* **Task details**: Wherever the word "matplotlib" turns up in a line of the entries, copy that line.

* **Stored data**:
-- BEGIN --

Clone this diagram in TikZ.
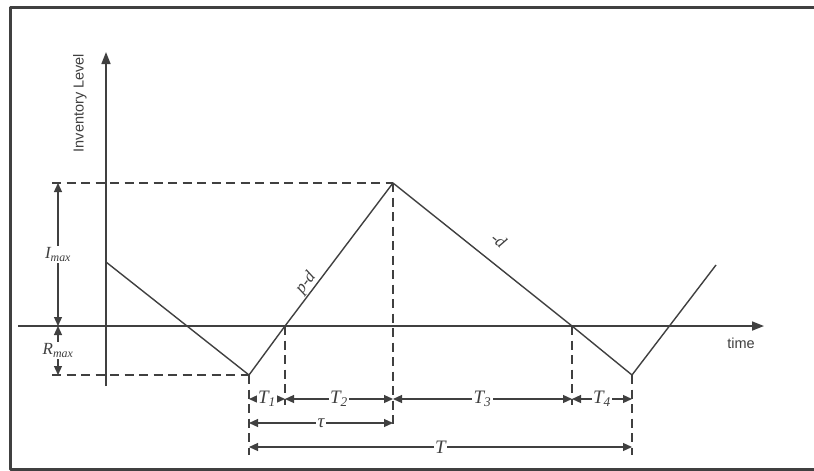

-- END --
-- BEGIN --

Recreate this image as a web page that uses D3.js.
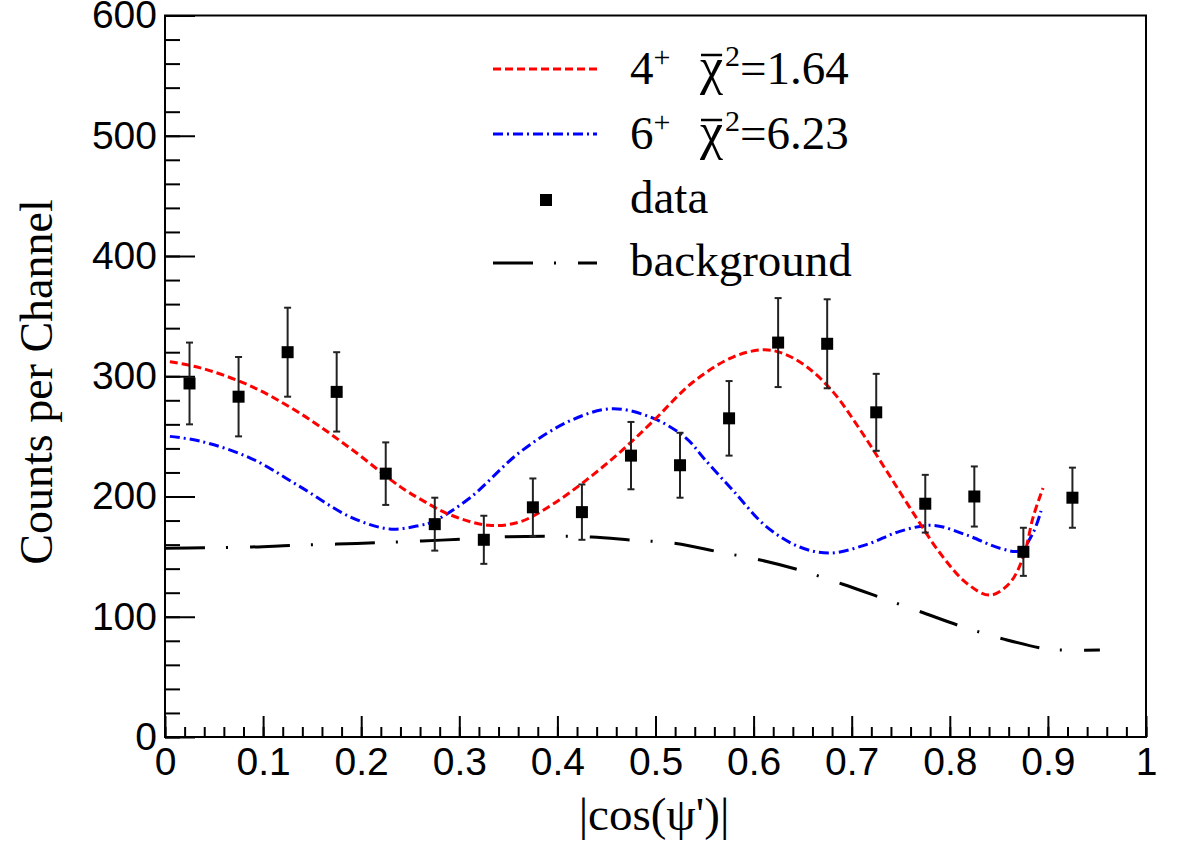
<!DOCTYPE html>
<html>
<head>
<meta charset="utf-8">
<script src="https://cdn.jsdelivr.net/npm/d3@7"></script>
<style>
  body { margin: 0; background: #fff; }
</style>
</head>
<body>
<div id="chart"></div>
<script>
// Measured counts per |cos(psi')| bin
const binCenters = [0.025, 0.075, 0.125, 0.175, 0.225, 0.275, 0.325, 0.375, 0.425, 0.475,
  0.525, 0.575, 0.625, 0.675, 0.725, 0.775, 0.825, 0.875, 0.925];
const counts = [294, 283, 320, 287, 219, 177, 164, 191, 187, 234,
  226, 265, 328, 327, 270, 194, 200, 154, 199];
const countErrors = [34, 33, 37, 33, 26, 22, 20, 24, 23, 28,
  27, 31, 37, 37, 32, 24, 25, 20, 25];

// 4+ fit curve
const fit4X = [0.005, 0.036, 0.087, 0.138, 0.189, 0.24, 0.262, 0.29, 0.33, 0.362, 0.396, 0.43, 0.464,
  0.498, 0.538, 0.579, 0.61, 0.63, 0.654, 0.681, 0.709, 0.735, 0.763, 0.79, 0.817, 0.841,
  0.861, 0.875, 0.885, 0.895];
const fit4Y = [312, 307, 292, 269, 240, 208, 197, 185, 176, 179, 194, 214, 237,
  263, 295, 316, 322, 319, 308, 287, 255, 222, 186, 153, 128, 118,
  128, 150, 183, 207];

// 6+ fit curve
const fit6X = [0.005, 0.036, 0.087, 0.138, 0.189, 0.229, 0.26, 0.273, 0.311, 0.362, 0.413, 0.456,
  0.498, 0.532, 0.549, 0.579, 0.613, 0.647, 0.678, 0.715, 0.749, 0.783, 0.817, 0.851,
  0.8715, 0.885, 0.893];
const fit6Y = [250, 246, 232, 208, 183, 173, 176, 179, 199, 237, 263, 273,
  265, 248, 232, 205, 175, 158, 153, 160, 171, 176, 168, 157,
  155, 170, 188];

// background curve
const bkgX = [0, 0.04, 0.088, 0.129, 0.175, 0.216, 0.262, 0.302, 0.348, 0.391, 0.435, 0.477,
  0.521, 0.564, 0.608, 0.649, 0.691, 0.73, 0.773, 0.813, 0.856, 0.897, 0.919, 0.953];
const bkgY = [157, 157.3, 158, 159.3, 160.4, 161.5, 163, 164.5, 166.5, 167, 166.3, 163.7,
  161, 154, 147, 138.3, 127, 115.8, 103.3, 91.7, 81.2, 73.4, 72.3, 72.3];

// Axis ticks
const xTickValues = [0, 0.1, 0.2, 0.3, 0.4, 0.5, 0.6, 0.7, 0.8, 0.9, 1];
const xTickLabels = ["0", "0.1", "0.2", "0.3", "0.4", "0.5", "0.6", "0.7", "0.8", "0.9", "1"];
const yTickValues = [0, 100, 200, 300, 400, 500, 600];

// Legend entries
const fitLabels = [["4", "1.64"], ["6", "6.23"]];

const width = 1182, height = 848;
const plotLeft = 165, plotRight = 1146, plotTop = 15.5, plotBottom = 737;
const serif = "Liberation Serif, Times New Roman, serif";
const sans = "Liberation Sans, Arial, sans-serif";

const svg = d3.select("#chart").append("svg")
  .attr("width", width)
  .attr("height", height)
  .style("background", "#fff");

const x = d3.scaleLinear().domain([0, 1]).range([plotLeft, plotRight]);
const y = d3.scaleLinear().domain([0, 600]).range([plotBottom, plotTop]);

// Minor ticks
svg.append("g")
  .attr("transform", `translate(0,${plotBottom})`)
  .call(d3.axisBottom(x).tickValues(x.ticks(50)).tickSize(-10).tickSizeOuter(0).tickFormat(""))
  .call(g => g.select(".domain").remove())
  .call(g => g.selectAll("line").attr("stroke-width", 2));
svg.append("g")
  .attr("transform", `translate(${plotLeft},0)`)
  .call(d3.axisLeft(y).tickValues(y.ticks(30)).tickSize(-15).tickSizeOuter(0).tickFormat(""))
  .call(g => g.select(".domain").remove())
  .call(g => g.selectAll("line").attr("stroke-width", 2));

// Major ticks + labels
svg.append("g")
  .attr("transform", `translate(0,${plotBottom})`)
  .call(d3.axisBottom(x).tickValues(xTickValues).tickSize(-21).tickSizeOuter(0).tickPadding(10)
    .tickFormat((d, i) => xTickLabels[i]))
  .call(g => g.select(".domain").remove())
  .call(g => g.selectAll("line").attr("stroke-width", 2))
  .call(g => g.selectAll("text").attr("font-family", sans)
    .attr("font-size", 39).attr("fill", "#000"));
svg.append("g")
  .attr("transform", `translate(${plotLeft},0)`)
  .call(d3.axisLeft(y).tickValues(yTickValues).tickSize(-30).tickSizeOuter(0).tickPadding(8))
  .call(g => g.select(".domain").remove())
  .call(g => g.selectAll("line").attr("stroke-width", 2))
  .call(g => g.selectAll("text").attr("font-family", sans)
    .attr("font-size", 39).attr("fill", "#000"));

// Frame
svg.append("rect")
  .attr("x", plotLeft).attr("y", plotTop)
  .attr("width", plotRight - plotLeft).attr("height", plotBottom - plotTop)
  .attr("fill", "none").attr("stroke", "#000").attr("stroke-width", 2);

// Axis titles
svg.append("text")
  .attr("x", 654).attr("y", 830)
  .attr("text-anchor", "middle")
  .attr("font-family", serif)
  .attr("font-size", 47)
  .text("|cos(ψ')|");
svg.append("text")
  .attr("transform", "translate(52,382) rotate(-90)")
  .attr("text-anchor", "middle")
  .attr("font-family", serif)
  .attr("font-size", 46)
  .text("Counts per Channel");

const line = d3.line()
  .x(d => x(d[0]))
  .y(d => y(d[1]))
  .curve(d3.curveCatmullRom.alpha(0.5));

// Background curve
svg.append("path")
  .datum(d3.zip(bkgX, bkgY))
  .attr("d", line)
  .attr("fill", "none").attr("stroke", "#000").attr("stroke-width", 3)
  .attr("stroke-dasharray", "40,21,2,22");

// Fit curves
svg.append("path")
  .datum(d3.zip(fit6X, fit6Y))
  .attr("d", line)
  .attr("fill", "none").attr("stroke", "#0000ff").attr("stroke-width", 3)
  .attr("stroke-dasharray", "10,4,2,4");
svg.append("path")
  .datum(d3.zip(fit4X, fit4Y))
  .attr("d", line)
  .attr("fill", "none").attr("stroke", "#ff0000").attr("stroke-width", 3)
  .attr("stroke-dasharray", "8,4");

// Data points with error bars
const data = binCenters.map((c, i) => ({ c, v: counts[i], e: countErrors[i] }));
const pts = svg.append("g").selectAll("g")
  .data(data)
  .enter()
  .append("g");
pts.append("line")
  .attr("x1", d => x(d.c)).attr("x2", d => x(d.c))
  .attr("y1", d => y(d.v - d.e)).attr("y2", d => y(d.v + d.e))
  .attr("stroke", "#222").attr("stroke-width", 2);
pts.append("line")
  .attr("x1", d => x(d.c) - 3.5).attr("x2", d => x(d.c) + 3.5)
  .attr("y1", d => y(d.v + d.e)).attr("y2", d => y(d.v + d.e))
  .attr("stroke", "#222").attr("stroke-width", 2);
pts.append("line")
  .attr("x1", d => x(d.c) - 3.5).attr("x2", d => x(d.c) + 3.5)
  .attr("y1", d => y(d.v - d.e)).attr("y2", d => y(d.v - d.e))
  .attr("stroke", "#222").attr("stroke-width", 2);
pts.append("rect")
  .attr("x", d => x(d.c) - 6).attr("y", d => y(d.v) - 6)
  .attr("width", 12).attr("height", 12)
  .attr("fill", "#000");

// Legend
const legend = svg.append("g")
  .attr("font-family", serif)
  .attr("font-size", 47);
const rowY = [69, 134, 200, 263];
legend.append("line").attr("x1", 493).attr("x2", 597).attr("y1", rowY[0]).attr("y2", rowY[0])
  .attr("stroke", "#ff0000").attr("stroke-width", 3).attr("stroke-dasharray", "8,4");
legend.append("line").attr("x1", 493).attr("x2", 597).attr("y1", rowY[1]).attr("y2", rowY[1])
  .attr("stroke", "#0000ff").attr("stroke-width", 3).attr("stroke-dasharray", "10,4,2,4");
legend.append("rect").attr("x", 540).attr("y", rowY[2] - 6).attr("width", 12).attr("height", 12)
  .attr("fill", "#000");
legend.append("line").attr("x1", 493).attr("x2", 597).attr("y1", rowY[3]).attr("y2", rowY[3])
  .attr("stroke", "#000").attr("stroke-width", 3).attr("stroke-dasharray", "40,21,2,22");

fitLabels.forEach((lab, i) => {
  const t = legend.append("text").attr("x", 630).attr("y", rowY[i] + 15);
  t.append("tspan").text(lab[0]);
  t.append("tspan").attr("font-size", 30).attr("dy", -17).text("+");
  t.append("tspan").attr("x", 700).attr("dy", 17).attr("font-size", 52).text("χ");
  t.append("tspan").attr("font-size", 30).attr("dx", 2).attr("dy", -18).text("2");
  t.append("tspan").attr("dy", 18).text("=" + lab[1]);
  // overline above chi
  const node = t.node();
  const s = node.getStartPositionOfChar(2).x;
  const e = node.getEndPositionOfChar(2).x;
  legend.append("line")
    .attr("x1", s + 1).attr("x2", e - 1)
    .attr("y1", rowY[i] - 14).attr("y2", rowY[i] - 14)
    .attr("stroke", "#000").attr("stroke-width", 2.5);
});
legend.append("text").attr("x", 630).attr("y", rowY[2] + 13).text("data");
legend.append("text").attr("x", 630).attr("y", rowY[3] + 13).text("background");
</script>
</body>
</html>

-- END --
-- BEGIN --

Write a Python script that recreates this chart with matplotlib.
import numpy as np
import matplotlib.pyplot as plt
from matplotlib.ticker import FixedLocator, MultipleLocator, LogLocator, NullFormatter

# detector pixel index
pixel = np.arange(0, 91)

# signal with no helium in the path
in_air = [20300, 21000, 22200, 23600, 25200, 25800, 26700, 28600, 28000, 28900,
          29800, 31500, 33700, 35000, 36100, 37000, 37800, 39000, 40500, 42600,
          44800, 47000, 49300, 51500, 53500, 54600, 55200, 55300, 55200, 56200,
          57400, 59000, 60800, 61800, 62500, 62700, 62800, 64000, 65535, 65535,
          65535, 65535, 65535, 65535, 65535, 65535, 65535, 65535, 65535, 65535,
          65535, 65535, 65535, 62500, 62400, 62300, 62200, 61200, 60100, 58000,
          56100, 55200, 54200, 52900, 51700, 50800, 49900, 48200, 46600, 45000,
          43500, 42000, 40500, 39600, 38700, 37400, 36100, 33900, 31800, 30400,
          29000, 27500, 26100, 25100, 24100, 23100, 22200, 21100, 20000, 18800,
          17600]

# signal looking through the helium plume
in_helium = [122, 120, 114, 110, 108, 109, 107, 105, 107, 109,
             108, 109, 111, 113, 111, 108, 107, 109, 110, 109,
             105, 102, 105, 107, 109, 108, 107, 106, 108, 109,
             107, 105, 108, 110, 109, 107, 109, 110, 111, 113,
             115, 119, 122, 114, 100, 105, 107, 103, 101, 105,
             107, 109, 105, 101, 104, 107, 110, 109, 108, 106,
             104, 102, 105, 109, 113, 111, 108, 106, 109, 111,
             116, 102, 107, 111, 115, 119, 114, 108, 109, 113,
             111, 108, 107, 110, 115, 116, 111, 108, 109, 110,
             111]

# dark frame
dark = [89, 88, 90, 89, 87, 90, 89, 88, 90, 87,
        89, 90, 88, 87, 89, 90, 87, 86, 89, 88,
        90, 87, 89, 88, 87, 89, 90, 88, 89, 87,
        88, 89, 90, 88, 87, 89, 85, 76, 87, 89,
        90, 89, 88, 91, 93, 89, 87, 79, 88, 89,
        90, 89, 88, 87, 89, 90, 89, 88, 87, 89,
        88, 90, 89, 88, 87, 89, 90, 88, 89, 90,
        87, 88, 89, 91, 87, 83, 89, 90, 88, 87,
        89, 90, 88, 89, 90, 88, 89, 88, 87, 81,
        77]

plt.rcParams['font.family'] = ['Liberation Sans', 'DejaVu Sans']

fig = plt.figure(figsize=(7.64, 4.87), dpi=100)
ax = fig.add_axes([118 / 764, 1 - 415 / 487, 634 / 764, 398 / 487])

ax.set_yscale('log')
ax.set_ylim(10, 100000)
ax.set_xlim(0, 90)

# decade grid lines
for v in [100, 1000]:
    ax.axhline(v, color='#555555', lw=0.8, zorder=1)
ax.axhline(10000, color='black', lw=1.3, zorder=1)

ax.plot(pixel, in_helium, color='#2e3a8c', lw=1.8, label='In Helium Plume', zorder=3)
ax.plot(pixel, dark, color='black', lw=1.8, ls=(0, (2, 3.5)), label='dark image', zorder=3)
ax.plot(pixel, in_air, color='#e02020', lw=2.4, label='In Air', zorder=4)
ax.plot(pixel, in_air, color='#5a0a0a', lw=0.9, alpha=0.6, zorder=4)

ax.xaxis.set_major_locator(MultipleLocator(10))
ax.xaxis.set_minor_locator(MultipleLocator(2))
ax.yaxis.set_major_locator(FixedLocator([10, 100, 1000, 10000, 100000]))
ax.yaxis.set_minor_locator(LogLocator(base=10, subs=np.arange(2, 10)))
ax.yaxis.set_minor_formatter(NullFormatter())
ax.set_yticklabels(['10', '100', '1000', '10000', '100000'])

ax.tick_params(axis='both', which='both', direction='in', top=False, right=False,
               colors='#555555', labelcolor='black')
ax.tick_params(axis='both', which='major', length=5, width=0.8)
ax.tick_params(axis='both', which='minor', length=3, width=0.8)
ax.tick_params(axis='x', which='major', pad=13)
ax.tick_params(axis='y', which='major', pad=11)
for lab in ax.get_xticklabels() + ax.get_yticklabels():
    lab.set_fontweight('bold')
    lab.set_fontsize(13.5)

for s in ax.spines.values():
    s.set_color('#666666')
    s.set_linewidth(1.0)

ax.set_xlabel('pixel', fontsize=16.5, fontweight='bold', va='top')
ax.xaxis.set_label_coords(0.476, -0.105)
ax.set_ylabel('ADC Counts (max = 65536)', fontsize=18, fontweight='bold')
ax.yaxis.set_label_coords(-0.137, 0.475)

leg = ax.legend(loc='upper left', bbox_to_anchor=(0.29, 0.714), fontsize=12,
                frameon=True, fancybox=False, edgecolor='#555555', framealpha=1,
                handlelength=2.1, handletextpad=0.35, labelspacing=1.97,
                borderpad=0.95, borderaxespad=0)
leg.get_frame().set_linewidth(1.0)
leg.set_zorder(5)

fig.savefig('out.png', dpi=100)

-- END --

* **Task result**:
Write a Python script that recreates this chart with matplotlib.
import matplotlib.pyplot as plt
from matplotlib.ticker import FixedLocator, MultipleLocator, LogLocator, NullFormatter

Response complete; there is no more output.